# REQUIREMENTS
Copy out exactly the lines from the one holding "What matplotlib code" through the one holding "ax = fig.add_axes([left", ends included; omit images.

# MATERIAL FOR THIS EXERCISE

----

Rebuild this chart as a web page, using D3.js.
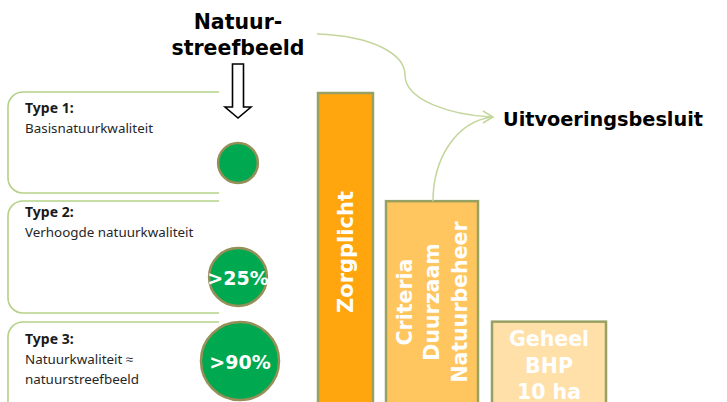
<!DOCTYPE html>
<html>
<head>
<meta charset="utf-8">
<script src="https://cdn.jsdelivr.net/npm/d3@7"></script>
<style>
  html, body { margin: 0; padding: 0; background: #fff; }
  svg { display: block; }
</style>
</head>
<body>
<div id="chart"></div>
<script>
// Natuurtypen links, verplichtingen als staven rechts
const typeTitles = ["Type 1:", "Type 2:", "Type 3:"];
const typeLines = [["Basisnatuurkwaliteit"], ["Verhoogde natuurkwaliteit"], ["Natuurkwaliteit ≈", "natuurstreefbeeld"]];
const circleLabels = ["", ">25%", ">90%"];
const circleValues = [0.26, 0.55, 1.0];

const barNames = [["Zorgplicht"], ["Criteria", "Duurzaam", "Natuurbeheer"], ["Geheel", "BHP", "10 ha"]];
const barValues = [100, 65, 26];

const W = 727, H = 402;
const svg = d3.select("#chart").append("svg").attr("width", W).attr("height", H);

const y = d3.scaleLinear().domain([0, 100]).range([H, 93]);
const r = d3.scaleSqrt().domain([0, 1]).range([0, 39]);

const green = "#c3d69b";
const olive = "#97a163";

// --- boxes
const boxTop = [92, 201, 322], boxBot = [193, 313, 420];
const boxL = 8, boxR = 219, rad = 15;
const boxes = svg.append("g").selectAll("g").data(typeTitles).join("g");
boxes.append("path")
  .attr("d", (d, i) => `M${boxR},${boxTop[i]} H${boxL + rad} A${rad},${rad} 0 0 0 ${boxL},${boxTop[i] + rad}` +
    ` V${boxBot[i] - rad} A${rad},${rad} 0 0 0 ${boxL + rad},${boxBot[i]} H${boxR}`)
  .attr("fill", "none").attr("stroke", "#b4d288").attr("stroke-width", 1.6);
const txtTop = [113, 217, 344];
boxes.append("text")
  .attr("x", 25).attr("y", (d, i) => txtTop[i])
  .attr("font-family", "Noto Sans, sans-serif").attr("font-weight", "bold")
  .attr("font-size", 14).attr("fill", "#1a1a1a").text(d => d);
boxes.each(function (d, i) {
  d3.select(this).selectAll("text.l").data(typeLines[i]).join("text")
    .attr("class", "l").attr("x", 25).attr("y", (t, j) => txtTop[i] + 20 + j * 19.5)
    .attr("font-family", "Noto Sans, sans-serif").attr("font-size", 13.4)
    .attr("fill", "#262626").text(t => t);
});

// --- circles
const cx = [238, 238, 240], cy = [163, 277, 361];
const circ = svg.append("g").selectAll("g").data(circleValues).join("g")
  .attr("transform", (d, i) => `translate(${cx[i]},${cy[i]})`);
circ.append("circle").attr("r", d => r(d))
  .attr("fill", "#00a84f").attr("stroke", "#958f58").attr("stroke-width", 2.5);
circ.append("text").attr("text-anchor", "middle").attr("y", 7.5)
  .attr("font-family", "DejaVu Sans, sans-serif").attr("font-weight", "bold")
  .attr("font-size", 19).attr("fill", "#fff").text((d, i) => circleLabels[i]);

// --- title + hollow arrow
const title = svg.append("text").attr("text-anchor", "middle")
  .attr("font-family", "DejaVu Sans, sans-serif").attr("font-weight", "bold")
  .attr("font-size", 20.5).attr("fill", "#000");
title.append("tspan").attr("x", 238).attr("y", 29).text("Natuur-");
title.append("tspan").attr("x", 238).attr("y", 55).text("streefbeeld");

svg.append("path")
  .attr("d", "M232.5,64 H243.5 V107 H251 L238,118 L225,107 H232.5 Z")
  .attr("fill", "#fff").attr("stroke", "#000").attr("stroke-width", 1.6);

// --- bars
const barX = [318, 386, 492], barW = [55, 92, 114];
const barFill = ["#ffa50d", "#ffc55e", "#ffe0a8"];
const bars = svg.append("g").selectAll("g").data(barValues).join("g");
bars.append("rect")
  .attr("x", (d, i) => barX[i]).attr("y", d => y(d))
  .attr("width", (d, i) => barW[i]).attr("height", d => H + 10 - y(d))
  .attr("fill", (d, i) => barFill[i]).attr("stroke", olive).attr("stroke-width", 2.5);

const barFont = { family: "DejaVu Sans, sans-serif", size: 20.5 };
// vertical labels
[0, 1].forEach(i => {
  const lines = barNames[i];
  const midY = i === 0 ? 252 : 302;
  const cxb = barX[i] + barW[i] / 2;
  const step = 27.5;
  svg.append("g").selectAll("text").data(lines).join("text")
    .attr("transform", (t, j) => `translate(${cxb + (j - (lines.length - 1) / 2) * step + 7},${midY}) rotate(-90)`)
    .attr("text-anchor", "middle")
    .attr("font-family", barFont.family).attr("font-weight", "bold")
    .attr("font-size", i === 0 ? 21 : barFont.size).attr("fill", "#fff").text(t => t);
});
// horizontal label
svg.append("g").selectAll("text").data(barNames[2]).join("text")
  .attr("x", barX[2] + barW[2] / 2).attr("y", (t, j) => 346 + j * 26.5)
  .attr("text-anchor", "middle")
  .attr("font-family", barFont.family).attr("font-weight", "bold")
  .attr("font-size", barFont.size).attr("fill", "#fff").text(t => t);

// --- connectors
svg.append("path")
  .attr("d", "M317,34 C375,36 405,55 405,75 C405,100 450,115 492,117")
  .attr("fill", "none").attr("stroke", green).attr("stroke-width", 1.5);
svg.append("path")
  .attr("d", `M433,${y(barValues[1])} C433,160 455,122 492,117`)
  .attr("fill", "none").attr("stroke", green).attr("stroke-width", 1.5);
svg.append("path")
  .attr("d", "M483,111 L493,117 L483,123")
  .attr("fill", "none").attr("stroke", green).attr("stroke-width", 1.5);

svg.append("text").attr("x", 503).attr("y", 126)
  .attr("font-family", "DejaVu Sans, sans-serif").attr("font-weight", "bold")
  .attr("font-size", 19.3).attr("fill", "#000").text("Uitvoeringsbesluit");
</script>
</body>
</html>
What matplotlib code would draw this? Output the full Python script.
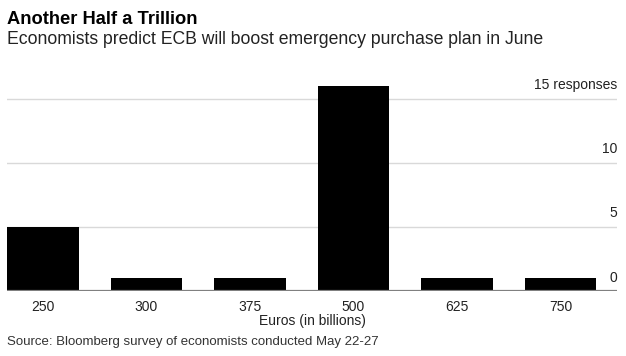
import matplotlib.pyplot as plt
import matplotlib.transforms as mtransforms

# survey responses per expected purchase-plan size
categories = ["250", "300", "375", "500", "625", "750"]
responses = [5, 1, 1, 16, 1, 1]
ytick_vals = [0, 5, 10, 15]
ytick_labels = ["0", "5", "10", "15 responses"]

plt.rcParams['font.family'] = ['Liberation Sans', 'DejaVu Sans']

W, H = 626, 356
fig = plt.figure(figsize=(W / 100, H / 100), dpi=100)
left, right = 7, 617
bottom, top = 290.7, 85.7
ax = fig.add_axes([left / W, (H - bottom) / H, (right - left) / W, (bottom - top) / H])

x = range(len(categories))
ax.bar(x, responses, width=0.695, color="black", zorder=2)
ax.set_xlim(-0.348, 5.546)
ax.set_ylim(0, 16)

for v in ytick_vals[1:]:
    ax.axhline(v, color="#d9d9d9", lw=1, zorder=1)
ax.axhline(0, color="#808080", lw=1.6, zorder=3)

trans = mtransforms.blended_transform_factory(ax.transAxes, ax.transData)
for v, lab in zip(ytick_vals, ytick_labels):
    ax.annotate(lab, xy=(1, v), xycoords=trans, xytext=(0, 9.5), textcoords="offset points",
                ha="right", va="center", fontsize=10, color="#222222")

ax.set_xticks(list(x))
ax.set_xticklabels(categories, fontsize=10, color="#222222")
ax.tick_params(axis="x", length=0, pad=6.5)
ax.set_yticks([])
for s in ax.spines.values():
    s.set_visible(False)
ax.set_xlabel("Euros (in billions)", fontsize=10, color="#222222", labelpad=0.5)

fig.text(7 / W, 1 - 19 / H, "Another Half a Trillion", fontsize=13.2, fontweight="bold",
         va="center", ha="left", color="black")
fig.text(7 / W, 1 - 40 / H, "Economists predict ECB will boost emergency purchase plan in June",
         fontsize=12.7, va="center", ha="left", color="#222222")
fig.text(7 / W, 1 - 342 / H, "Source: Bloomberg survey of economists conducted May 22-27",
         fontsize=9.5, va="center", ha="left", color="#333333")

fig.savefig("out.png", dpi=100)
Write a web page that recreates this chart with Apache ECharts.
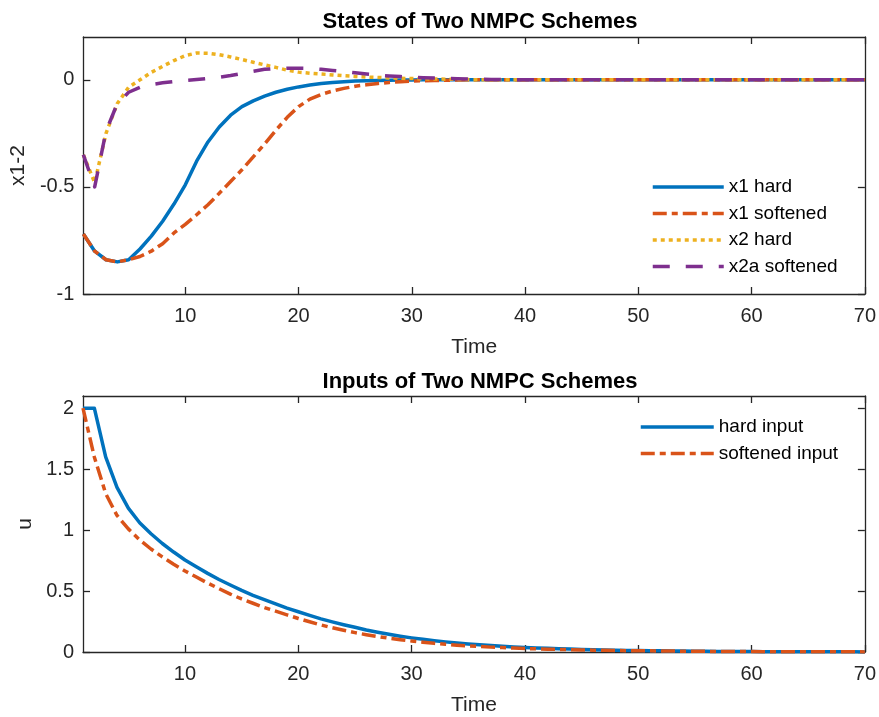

----

# EXERCISE ANSWER
What matplotlib code would draw this? Output the full Python script.
import matplotlib.pyplot as plt
import matplotlib.transforms as mtransforms

# survey responses per expected purchase-plan size
categories = ["250", "300", "375", "500", "625", "750"]
responses = [5, 1, 1, 16, 1, 1]
ytick_vals = [0, 5, 10, 15]
ytick_labels = ["0", "5", "10", "15 responses"]

plt.rcParams['font.family'] = ['Liberation Sans', 'DejaVu Sans']

W, H = 626, 356
fig = plt.figure(figsize=(W / 100, H / 100), dpi=100)
left, right = 7, 617
bottom, top = 290.7, 85.7
ax = fig.add_axes([left / W, (H - bottom) / H, (right - left) / W, (bottom - top) / H])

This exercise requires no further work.